* **DATA FOR THE TASK**:
►

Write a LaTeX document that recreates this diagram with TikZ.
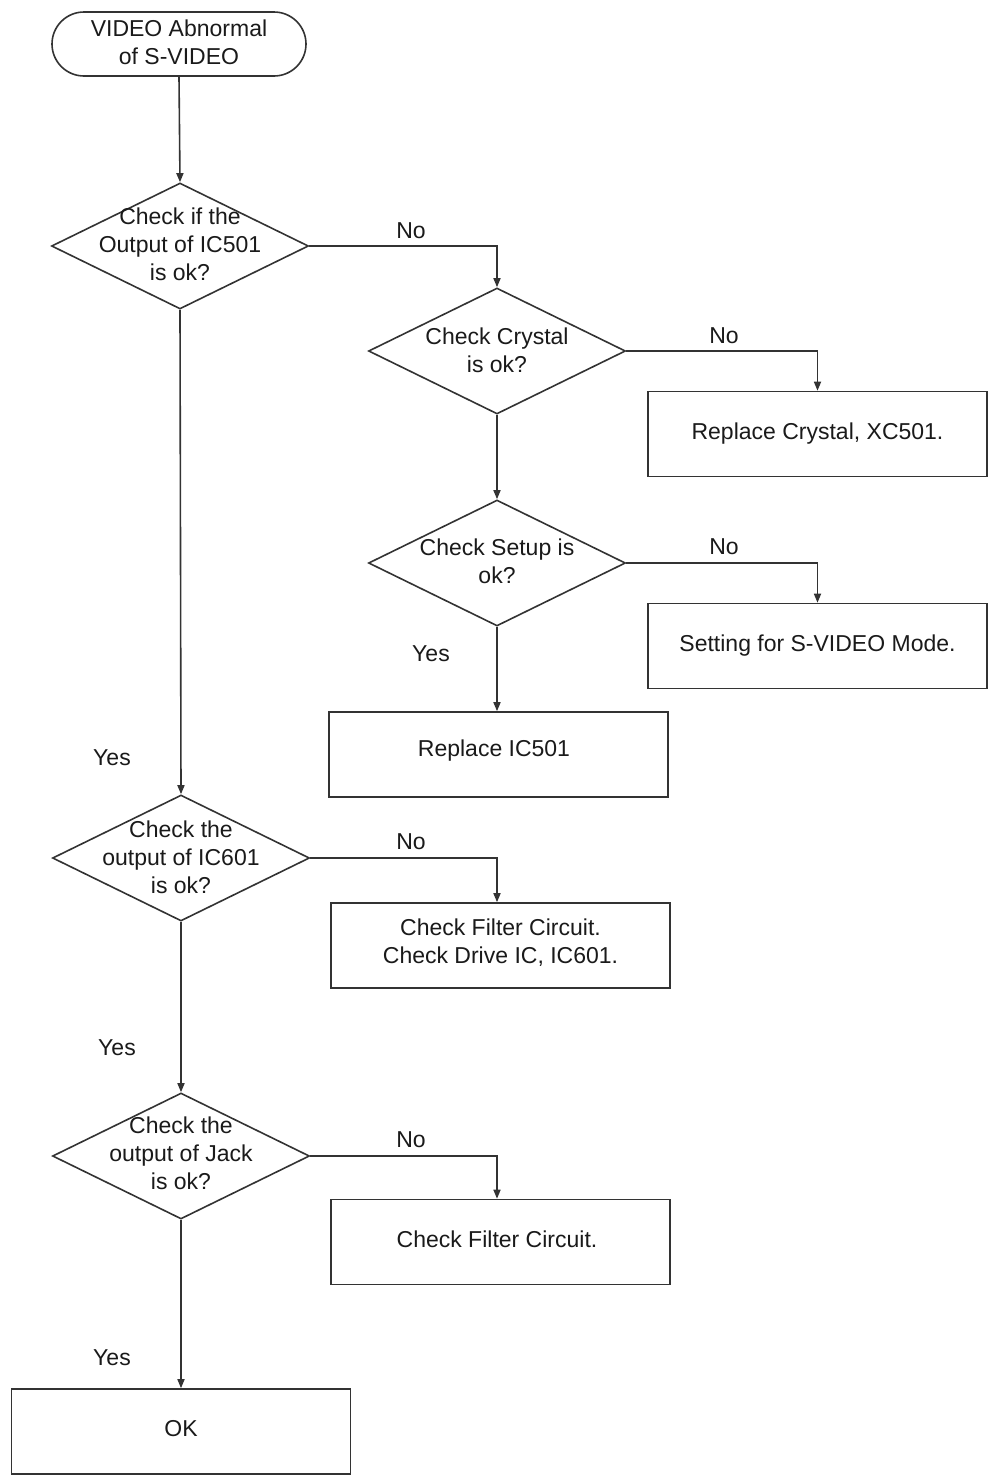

◄
►

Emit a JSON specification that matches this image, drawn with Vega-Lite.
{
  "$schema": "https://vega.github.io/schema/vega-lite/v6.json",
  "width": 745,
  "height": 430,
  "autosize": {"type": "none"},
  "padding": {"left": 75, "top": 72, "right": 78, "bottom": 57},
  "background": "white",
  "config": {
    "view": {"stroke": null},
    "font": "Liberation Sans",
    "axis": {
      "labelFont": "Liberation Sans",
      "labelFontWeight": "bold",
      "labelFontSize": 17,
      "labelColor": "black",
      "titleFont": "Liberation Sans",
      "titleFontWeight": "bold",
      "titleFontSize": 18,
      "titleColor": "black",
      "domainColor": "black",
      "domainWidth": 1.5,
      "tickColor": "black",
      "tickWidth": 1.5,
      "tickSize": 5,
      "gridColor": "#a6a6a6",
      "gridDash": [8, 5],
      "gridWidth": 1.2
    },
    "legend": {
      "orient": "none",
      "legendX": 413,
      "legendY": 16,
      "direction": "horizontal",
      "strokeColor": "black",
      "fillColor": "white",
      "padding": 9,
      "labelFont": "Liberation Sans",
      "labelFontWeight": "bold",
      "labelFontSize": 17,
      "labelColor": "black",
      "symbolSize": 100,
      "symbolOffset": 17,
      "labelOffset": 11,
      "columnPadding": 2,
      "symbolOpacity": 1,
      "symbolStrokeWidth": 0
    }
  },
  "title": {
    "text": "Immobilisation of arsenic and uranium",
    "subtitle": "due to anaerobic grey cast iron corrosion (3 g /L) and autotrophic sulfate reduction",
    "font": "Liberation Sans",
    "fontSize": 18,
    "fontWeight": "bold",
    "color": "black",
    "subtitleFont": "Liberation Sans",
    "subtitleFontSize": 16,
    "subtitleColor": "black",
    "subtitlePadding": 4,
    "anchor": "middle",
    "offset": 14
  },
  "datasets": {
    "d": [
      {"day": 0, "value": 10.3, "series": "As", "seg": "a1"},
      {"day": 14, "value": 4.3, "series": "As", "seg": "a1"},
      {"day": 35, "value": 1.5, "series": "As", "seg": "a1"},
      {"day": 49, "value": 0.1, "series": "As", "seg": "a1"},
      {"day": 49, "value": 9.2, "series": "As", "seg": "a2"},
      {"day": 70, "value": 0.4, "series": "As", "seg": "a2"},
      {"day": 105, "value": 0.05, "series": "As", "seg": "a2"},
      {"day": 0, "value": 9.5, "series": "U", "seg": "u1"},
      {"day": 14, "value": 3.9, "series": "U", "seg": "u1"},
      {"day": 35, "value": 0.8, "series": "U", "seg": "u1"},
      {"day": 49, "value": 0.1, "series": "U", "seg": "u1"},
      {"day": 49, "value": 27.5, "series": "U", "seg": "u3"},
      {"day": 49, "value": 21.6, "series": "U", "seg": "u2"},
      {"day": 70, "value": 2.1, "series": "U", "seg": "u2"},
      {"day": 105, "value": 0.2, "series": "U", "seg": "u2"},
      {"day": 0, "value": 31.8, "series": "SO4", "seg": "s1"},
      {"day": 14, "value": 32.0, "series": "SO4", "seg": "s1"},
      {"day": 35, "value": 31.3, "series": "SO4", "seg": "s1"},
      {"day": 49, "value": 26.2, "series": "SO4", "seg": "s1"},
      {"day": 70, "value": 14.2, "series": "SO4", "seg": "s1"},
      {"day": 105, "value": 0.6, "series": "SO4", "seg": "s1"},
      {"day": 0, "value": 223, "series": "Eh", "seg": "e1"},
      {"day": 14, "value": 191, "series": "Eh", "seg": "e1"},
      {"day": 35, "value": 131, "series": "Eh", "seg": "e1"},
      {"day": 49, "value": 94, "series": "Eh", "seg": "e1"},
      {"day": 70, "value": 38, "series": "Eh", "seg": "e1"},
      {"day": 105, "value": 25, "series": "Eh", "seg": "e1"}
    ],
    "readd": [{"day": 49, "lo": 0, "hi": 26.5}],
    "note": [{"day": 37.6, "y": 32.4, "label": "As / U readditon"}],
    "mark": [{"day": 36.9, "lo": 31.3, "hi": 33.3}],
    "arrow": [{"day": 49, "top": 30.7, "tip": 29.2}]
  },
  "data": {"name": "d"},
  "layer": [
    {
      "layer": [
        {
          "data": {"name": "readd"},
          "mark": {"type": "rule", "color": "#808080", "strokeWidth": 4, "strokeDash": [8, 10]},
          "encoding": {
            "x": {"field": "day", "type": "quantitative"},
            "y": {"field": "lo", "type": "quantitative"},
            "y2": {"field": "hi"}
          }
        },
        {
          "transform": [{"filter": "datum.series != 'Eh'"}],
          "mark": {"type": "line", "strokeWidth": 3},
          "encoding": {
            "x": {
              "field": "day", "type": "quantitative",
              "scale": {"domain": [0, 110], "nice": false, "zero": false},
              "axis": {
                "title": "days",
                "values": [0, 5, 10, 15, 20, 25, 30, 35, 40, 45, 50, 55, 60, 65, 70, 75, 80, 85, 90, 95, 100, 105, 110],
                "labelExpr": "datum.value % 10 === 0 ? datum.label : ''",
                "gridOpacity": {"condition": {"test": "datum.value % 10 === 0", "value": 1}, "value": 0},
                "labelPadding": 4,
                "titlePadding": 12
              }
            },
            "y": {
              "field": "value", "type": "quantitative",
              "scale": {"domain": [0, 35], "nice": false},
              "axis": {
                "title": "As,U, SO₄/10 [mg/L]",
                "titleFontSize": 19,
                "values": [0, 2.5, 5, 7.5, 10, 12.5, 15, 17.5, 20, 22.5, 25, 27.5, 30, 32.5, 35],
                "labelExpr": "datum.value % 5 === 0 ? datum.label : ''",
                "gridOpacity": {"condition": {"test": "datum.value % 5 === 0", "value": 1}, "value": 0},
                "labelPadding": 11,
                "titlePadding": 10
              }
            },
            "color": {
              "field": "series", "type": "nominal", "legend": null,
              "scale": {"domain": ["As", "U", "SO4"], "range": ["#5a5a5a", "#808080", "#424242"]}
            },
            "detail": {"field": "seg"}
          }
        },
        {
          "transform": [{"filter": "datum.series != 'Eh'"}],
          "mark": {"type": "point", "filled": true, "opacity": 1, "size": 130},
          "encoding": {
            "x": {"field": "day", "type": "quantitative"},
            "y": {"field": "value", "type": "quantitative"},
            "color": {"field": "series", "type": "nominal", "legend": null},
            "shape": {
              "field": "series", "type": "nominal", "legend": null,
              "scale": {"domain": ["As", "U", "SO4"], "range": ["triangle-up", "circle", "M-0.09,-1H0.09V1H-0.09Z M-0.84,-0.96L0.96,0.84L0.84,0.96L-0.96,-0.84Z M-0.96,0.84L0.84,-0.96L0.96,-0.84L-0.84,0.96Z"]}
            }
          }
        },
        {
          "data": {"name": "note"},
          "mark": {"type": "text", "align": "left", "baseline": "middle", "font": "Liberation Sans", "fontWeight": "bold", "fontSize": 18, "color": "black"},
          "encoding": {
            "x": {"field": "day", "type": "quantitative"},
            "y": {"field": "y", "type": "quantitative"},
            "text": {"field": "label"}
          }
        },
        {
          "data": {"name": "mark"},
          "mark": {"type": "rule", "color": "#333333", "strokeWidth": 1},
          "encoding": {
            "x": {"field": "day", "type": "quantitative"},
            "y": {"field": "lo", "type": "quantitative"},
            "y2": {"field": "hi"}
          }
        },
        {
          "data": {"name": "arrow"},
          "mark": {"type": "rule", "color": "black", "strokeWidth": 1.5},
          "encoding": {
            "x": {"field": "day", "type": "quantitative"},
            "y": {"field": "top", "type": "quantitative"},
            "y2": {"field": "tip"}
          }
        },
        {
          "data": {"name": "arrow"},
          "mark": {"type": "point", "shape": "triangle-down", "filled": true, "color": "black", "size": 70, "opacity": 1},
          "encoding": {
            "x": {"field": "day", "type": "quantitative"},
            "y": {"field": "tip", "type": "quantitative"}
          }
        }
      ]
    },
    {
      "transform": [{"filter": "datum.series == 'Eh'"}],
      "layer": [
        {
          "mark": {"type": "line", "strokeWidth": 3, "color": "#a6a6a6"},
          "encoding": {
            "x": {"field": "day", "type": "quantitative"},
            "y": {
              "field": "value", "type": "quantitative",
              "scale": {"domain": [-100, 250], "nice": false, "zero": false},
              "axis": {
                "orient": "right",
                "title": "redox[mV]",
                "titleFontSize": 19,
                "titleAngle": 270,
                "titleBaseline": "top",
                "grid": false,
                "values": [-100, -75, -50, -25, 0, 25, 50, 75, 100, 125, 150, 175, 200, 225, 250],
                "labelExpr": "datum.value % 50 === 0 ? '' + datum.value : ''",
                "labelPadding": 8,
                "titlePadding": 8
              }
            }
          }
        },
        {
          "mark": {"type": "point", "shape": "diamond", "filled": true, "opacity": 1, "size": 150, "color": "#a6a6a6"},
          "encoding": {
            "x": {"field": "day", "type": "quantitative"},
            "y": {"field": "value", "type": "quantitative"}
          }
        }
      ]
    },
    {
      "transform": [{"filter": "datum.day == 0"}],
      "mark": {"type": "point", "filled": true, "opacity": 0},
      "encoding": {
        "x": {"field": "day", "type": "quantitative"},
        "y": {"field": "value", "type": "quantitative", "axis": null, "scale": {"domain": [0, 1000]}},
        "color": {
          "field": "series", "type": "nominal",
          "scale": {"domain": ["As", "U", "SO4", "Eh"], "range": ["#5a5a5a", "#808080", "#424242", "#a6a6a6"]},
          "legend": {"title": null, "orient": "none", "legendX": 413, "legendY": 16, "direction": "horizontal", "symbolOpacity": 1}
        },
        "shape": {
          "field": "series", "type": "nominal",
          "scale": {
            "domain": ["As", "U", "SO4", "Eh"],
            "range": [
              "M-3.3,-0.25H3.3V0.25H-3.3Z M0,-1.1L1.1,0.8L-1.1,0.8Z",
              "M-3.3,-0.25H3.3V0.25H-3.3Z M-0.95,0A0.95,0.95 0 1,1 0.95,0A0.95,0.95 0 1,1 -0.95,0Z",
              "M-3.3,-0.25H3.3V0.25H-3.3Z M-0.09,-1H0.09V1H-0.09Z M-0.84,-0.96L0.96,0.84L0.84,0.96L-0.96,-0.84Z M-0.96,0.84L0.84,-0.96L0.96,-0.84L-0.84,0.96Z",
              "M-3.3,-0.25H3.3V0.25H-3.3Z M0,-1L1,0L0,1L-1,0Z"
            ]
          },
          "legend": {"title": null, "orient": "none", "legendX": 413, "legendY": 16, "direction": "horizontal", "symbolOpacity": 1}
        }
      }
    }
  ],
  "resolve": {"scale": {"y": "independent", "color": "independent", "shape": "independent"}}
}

◄
►

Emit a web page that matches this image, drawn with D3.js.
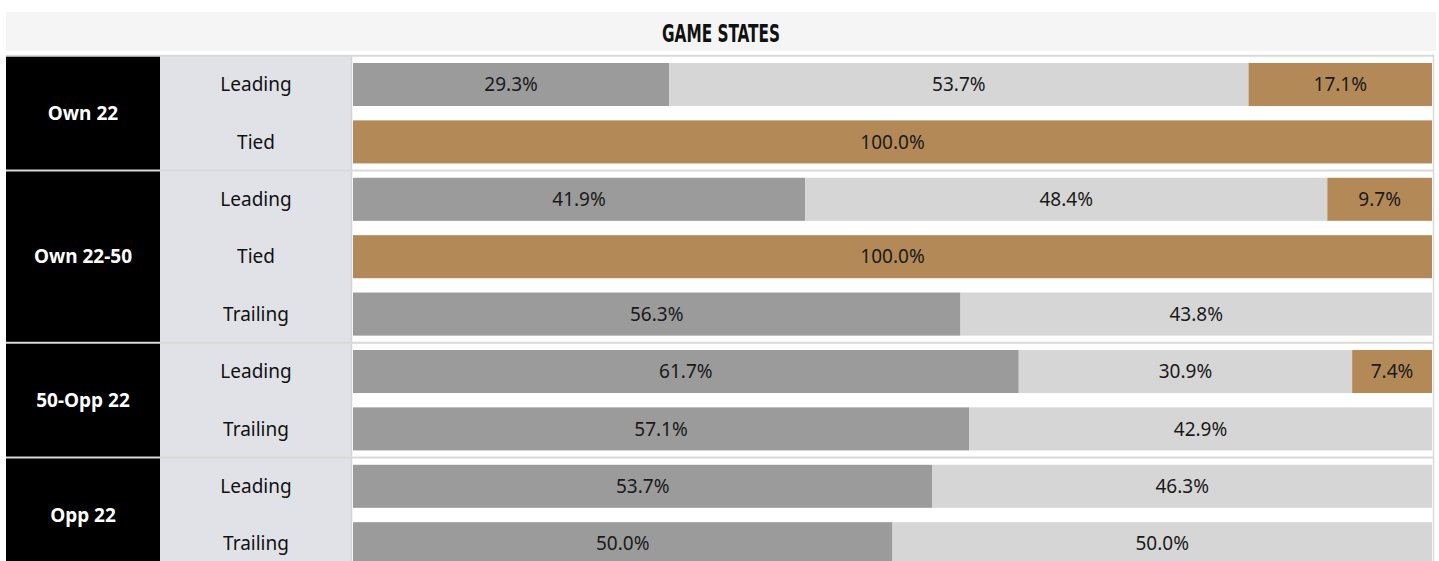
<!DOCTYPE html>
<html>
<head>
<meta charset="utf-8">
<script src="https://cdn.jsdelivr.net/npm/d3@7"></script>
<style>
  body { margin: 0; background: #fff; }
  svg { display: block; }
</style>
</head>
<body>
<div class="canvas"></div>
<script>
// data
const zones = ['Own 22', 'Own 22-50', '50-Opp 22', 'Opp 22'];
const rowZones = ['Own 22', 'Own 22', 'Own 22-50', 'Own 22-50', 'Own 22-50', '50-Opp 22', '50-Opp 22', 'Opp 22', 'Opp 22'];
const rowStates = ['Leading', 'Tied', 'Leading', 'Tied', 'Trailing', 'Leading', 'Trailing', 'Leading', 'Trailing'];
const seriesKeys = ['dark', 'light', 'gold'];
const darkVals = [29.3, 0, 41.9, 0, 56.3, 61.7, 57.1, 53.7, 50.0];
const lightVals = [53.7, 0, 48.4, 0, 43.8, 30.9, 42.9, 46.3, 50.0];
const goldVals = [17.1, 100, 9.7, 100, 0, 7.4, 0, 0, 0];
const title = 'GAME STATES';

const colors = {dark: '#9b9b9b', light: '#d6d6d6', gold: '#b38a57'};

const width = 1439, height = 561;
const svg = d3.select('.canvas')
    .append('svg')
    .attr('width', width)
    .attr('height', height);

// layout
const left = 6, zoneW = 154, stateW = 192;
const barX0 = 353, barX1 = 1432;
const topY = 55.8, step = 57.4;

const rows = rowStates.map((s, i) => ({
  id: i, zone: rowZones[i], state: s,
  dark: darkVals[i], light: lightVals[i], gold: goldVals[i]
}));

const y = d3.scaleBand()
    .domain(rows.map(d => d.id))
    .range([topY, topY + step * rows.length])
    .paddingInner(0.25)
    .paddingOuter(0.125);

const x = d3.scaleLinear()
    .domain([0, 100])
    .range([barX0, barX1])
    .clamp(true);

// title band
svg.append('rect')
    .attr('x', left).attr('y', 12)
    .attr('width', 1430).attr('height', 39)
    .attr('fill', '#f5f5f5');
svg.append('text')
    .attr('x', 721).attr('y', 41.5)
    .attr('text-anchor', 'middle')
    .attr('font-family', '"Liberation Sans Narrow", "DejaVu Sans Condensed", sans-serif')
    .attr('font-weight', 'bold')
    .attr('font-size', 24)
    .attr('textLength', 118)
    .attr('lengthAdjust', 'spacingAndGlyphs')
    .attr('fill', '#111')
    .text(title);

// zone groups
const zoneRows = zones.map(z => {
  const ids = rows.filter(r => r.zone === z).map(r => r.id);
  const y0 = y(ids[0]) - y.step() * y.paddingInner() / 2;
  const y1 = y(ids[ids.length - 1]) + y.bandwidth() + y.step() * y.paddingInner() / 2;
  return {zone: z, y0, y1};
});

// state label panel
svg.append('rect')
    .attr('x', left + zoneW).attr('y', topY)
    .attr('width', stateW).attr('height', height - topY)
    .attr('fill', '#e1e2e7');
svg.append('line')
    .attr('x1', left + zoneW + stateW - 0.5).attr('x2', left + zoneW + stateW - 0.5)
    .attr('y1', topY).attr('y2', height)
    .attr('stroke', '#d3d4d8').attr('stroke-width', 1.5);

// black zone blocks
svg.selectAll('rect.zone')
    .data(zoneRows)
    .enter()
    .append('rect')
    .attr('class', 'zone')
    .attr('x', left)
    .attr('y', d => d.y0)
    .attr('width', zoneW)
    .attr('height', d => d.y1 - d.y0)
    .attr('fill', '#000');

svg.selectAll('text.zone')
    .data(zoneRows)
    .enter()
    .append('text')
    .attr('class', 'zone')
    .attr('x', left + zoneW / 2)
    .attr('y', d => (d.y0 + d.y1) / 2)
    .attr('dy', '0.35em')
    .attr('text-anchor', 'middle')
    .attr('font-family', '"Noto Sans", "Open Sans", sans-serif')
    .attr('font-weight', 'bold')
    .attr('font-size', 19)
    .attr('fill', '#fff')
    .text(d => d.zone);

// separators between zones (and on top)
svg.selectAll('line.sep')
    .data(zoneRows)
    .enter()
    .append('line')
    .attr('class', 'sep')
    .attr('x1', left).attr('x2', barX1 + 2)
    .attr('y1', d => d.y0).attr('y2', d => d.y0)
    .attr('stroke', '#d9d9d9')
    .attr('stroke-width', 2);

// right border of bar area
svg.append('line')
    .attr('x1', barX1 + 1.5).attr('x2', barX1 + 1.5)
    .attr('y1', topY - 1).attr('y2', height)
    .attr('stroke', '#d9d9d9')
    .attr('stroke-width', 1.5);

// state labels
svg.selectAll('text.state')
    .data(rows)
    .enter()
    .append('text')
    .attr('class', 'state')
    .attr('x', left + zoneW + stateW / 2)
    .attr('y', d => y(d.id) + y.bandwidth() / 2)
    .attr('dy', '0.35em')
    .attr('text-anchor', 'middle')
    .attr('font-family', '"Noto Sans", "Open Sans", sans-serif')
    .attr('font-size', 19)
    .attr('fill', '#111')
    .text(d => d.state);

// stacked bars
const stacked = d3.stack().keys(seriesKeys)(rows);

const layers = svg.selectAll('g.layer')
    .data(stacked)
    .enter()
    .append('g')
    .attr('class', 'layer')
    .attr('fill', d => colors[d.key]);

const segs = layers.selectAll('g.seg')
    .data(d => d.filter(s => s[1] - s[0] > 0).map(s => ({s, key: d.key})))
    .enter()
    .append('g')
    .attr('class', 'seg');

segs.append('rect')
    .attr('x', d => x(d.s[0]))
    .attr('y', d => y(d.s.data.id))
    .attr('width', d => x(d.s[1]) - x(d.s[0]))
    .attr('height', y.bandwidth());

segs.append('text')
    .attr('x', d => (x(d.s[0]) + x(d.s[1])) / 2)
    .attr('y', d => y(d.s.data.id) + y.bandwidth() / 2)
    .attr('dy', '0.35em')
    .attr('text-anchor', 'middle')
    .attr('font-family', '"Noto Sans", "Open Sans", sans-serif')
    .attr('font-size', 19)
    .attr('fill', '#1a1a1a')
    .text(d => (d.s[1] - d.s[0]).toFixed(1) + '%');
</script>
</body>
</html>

◄

* **PROBLEM STATEMENT**: From the listing above, copy every line that holds the string "matches".

* **EXERCISE OUTPUT**:
Emit a JSON specification that matches this image, drawn with Vega-Lite.
Emit a web page that matches this image, drawn with D3.js.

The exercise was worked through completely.